Antrag im Abgeordnetenhaus
Über die Entkriminalisierung des Schwarzfahrens wird seit Jahren gestritten, der Bund will auch deswegen das Strafgesetzbuch überarbeiten. Nun fordern die Berliner Linken mit einem neuen Vorstoß die schwarz-rote Koalition heraus. Von Sebastian Schöbel
Die Berliner Verkehrsbetriebe (BVG) sollen Fahrgäste, die ohne gültiges Ticket erwischt werden, künftig nicht mehr anzeigen. Das fordern die Linken in einem Antrag, der nun im Abgeordnetenhaus eingereicht wurde. Demnach soll der Senat seine Befugnisse laut Berliner Betriebe-Gesetz nutzen, um die landeseigenen Verkehrsbetriebe anzuweisen, "ab sofort weder Strafanzeigen noch Strafanträge wegen Beförderungserschleichung zu stellen".

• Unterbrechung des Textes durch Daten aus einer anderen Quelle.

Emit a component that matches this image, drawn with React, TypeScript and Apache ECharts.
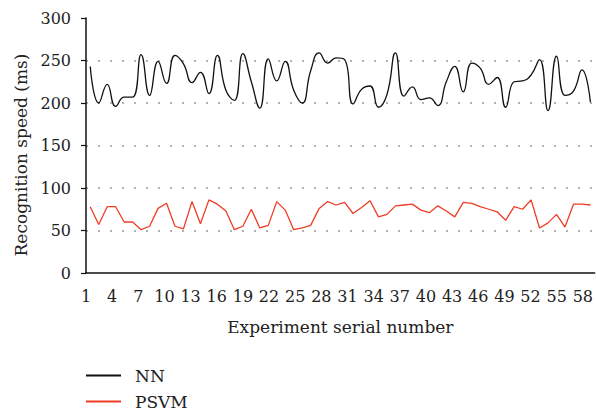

"Der BVG entsteht dadurch kein Schaden, denn sie kann die erhöhten Beförderungsentgelte weiter bei den Amtsgerichten durchsetzen", sagte der rechtspolitische Sprecher der Linken, Sebastian Schlüsselburg, dem rbb. Er erneuerte die Forderung der Linken nach einem fahrscheinlosen, steuerfinanzierten Nahverkehr. "Mobilität ist gesellschaftliche Teilhabe und darf nicht vom Geldbeutel abhängen", so Schlüsselburg.
Die Linken wollen, dass sich Berlin am Beispiel von Düsseldorf orientiert. Das stadteigene Unternehmen Rheinbahn wurde durch einen Mehrheitsbeschluss im Rat der Stadt gezwungen, auf Anzeigen gegen Schwarzfahrer zu verzichten. Auch in Bremen will der Senat eine solche Regelung bei der kommunalen Bremer Straßenbahn AG anweisen.
In Berlin setzt der Vorstoß die neue schwarz-rote Koalition politisch unter Druck. Denn die SPD hatte sich, als sie noch mit Grünen und Linken regierte, auf Bundesebene dafür eingesetzt, dass das Schwarzfahren entkriminalisiert wird. Die Ampel-Koalition plant derzeit eine Überarbeitung des Strafgesetzbuches. Bundesjustizminister Marco Buschmann (FDP) hat bereits befürwortet, dass das Schwarzfahren künftig nur noch als Ordnungswidrigkeit behandelt wird.
Die CDU allerdings lehnt es weiterhin ab, Schwarzfahren zur Ordnungswidrigkeit zu machen. "Eine Entkriminalisierung des Erschleichens von Leistungen würde eine Gerechtigkeitslücke aufwerfen", sagte der rechtspolitische Sprecher der CDU-Fraktion, Alexander Herrmann, dem rbb. "Viele ehrliche Nutzer des Nahverkehrs werden sich dann fragen, warum sie überhaupt noch eine Fahrkarte kaufen sollen."
Grund für die Änderung ist unter anderem, dass in Berlins Gefängnissen mehrere hundert Menschen Ersatzfreiheitsstrafen absitzen, weil sie ohne Fahrschein öffentliche Verkehrsmittel genutzt haben und wegen Erschleichens von Leistungen verurteilt worden sind. Die Haft ist die Konsequenz, wenn man die fällige Geldstrafe nicht zahlen kann oder will.
Aktuell verbüßen 320 Häftlinge Ersatzfreiheitsstrafen in Berlin. Im gesamten Jahr 2022 betraf es 414 Menschen; 2018 waren es 788. Kritiker bemängeln seit Jahren, dass Ersatzfreiheitsstrafen überproportional arme Menschen betreffen würden, die auf den ÖPNV angewiesen sind, sich aber weder die Ticketpreise noch die Geldstrafen fürs Schwarzfahren leisten können. Zudem sei die Inhaftierung der Betroffenen für den Staat unverhältnismäßig teuer.